##### DATA LINES

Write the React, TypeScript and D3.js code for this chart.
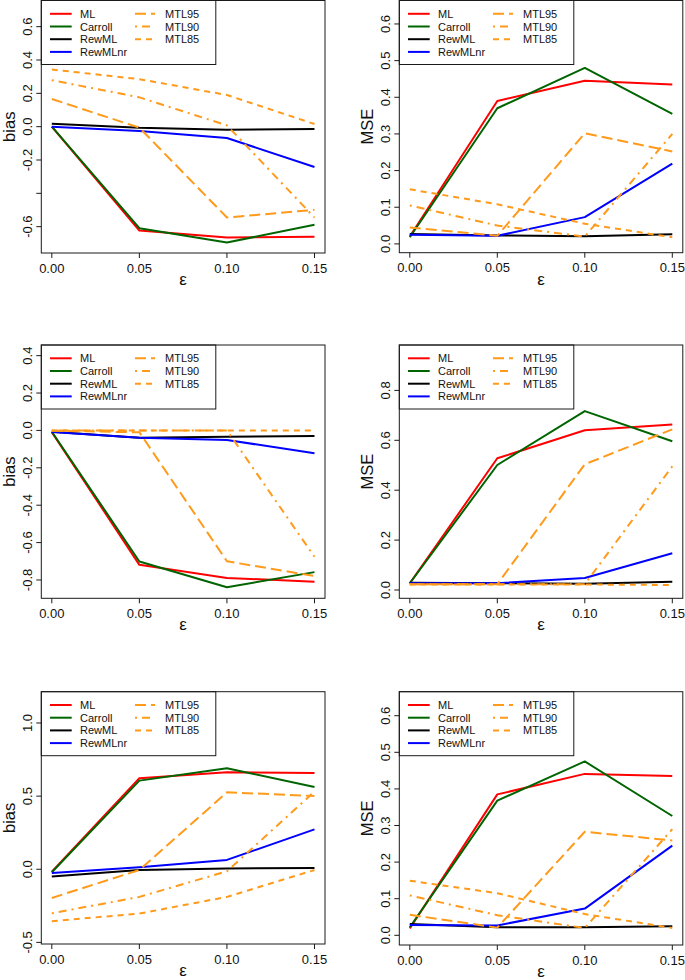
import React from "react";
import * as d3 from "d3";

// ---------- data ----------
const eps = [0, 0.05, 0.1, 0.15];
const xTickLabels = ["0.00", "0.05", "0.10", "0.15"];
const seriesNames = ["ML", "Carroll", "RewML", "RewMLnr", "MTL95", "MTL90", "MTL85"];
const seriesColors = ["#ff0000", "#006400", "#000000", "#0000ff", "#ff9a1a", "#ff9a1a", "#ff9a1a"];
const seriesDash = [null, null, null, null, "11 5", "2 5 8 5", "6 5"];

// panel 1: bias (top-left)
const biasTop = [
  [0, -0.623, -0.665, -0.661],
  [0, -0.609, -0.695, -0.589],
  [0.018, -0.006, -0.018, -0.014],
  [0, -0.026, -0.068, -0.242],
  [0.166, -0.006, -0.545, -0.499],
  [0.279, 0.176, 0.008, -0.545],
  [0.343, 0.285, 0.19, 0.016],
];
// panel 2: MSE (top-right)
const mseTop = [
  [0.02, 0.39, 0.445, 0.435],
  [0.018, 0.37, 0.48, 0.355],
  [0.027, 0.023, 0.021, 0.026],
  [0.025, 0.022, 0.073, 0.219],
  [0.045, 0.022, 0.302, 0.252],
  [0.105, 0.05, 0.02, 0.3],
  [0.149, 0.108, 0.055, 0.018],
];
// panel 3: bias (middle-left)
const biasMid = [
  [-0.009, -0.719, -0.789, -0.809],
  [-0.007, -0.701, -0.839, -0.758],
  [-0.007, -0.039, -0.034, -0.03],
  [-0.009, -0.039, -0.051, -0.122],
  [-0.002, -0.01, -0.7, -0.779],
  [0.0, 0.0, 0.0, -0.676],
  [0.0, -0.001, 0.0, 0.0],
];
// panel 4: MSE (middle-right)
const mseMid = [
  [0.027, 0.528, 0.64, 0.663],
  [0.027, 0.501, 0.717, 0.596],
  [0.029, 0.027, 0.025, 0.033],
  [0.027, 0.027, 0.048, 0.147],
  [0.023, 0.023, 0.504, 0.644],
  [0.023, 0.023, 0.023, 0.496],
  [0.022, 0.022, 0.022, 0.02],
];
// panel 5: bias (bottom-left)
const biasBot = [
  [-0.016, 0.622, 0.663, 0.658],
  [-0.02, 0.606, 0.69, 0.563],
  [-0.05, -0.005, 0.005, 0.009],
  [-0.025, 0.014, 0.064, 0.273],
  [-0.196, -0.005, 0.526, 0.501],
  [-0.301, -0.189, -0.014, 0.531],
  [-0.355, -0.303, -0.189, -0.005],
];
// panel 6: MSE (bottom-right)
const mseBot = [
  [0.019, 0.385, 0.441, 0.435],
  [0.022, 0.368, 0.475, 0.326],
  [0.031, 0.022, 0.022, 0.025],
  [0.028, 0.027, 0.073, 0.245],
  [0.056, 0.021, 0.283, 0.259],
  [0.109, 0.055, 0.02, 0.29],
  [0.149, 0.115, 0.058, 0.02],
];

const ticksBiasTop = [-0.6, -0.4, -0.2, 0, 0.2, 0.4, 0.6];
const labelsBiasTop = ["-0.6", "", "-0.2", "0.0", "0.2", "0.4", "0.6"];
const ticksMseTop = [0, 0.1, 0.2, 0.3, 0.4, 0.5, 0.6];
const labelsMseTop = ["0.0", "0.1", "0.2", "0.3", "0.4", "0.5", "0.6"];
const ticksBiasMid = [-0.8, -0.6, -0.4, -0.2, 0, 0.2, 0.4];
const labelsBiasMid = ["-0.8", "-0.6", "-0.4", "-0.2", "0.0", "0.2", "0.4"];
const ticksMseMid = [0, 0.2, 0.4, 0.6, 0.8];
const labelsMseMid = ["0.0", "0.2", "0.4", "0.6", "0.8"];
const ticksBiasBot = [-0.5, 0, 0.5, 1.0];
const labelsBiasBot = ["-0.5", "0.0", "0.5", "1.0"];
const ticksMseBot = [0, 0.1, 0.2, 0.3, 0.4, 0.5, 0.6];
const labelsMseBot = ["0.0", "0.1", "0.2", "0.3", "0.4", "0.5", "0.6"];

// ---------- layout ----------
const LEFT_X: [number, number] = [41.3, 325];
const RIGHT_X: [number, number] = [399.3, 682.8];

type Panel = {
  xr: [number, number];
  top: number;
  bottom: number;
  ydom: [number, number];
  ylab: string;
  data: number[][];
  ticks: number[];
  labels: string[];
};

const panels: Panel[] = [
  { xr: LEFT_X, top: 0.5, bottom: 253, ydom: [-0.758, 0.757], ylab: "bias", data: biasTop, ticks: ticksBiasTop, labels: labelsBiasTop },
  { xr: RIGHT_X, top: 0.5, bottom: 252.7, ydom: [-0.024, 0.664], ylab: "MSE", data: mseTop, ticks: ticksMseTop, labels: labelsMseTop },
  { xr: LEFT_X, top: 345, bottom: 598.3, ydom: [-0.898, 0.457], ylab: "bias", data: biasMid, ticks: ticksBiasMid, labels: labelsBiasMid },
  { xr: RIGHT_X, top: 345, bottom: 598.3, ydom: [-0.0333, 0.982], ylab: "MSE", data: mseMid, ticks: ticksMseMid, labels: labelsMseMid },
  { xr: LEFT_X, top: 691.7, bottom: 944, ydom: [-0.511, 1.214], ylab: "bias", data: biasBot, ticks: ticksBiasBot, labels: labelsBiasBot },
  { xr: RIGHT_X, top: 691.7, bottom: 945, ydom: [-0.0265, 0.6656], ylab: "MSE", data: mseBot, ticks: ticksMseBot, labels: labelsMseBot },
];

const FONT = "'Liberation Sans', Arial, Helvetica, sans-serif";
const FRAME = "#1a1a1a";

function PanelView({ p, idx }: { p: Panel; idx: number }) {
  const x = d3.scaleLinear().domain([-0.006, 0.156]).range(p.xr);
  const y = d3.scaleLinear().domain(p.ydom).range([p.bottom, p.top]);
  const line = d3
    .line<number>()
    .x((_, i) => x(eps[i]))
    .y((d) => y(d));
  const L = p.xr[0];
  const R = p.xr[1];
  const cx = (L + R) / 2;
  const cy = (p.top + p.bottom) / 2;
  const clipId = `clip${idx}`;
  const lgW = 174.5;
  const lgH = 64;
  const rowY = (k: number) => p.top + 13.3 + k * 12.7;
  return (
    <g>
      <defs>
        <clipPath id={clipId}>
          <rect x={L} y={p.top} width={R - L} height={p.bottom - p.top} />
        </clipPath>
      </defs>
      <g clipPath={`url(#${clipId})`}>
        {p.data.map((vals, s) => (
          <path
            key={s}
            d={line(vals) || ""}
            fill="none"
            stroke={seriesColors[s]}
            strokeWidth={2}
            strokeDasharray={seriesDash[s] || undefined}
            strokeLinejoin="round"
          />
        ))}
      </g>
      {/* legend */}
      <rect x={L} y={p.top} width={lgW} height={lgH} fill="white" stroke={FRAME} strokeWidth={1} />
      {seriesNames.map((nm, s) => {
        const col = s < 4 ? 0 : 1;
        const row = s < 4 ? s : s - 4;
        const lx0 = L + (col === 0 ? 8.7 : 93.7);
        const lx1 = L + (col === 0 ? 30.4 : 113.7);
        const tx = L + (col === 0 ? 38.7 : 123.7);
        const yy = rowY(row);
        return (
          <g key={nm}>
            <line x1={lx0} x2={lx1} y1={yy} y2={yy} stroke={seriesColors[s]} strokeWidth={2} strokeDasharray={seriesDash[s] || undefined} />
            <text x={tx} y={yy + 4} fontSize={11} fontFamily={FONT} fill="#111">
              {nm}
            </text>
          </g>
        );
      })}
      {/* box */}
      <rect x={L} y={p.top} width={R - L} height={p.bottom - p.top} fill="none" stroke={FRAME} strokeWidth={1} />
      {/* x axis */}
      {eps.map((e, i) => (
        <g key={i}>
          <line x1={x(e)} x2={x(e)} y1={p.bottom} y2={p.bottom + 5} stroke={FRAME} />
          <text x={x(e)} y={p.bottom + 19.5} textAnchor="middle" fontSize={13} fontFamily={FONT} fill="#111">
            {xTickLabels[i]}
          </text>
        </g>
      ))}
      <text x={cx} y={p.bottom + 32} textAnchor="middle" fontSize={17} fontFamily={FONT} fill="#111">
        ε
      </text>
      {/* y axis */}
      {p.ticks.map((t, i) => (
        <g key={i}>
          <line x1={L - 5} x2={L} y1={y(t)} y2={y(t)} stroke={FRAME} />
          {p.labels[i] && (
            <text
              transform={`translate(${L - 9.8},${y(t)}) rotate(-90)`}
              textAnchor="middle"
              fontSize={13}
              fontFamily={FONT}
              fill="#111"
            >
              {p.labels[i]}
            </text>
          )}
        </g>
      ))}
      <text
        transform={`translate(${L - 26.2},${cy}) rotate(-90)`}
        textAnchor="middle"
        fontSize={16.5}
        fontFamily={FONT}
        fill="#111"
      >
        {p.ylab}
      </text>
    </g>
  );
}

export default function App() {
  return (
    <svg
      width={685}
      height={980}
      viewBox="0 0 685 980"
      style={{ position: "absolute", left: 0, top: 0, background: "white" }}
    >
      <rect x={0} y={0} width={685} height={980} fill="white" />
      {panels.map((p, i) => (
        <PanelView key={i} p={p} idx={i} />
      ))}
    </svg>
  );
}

##########

__GIVEN EXERCISE__
Copy all lines of the listing above that contain the string "React".

__FULL ANSWER__
Write the React, TypeScript and D3.js code for this chart.
import React from "react";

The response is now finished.